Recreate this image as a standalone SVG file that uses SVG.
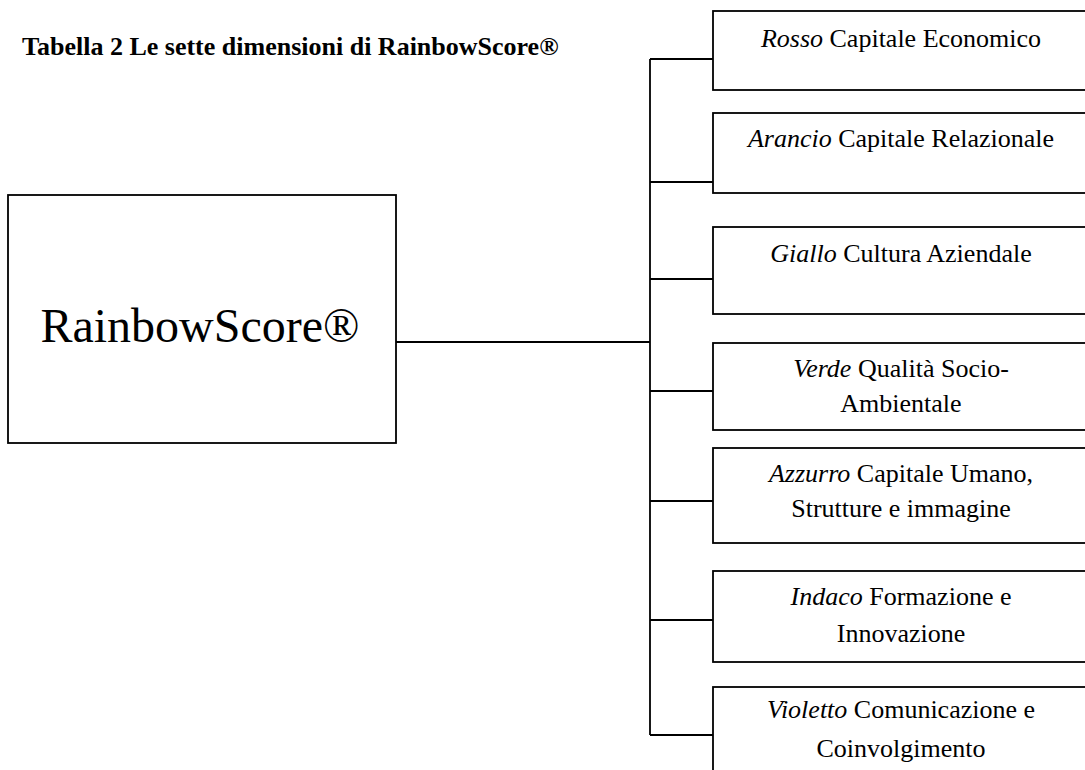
<svg xmlns="http://www.w3.org/2000/svg" width="1085" height="770" viewBox="0 0 1085 770">
<style>
.box{fill:#fff;stroke:#000;stroke-width:1.8}
.ln{stroke:#000;stroke-width:1.8;fill:none}
.t{font-family:"Liberation Serif","Times New Roman",serif;font-size:26px;fill:#000;text-anchor:middle}
.i{font-style:italic}
.title{font-family:"Liberation Serif","Times New Roman",serif;font-size:26px;font-weight:bold;fill:#000}
.main{font-family:"Liberation Serif","Times New Roman",serif;font-size:48px;fill:#000;text-anchor:middle}
</style>
<rect width="1085" height="770" fill="#fff"/>
<text class="title" x="22" y="55">Tabella 2 Le sette dimensioni di RainbowScore®</text>
<g id="connectors">
<path class="ln" d="M396,342H650M650,59V735M650,59H713M650,182H713M650,279H713M650,391H713M650,501H713M650,620H713M650,735H713"/>
</g>
<g id="root"><rect class="box" x="8" y="195" width="388" height="248"/><text class="main" x="200" y="342">RainbowScore®</text></g>
<g id="n1"><rect class="box" x="713" y="11" width="400" height="79"/><text class="t" x="901" y="47"><tspan class="i">Rosso</tspan> Capitale Economico</text></g>
<g id="n2"><rect class="box" x="713" y="113" width="400" height="80"/><text class="t" x="901" y="147"><tspan class="i">Arancio</tspan> Capitale Relazionale</text></g>
<g id="n3"><rect class="box" x="713" y="227" width="400" height="87"/><text class="t" x="901" y="262"><tspan class="i">Giallo</tspan> Cultura Aziendale</text></g>
<g id="n4"><rect class="box" x="713" y="343" width="400" height="87"/><text class="t" x="901" y="377"><tspan class="i">Verde</tspan> Qualità Socio-</text><text class="t" x="901" y="412">Ambientale</text></g>
<g id="n5"><rect class="box" x="713" y="448" width="400" height="95"/><text class="t" x="901" y="482"><tspan class="i">Azzurro</tspan> Capitale Umano,</text><text class="t" x="901" y="517">Strutture e immagine</text></g>
<g id="n6"><rect class="box" x="713" y="571" width="400" height="91"/><text class="t" x="901" y="605"><tspan class="i">Indaco</tspan> Formazione e</text><text class="t" x="901" y="642">Innovazione</text></g>
<g id="n7"><rect class="box" x="713" y="687" width="400" height="120"/><text class="t" x="901" y="718"><tspan class="i">Violetto</tspan> Comunicazione e</text><text class="t" x="901" y="757">Coinvolgimento</text></g>
</svg>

------------------------------------

# [What you have to do]
Repeat the data exactly in full, omitting its pictures.

# [Completed task]
Recreate this image as a standalone SVG file that uses SVG.
<svg xmlns="http://www.w3.org/2000/svg" width="1085" height="770" viewBox="0 0 1085 770">
<style>
.box{fill:#fff;stroke:#000;stroke-width:1.8}
.ln{stroke:#000;stroke-width:1.8;fill:none}
.t{font-family:"Liberation Serif","Times New Roman",serif;font-size:26px;fill:#000;text-anchor:middle}
.i{font-style:italic}
.title{font-family:"Liberation Serif","Times New Roman",serif;font-size:26px;font-weight:bold;fill:#000}
.main{font-family:"Liberation Serif","Times New Roman",serif;font-size:48px;fill:#000;text-anchor:middle}
</style>
<rect width="1085" height="770" fill="#fff"/>
<text class="title" x="22" y="55">Tabella 2 Le sette dimensioni di RainbowScore®</text>
<g id="connectors">
<path class="ln" d="M396,342H650M650,59V735M650,59H713M650,182H713M650,279H713M650,391H713M650,501H713M650,620H713M650,735H713"/>
</g>
<g id="root"><rect class="box" x="8" y="195" width="388" height="248"/><text class="main" x="200" y="342">RainbowScore®</text></g>
<g id="n1"><rect class="box" x="713" y="11" width="400" height="79"/><text class="t" x="901" y="47"><tspan class="i">Rosso</tspan> Capitale Economico</text></g>
<g id="n2"><rect class="box" x="713" y="113" width="400" height="80"/><text class="t" x="901" y="147"><tspan class="i">Arancio</tspan> Capitale Relazionale</text></g>
<g id="n3"><rect class="box" x="713" y="227" width="400" height="87"/><text class="t" x="901" y="262"><tspan class="i">Giallo</tspan> Cultura Aziendale</text></g>
<g id="n4"><rect class="box" x="713" y="343" width="400" height="87"/><text class="t" x="901" y="377"><tspan class="i">Verde</tspan> Qualità Socio-</text><text class="t" x="901" y="412">Ambientale</text></g>
<g id="n5"><rect class="box" x="713" y="448" width="400" height="95"/><text class="t" x="901" y="482"><tspan class="i">Azzurro</tspan> Capitale Umano,</text><text class="t" x="901" y="517">Strutture e immagine</text></g>
<g id="n6"><rect class="box" x="713" y="571" width="400" height="91"/><text class="t" x="901" y="605"><tspan class="i">Indaco</tspan> Formazione e</text><text class="t" x="901" y="642">Innovazione</text></g>
<g id="n7"><rect class="box" x="713" y="687" width="400" height="120"/><text class="t" x="901" y="718"><tspan class="i">Violetto</tspan> Comunicazione e</text><text class="t" x="901" y="757">Coinvolgimento</text></g>
</svg>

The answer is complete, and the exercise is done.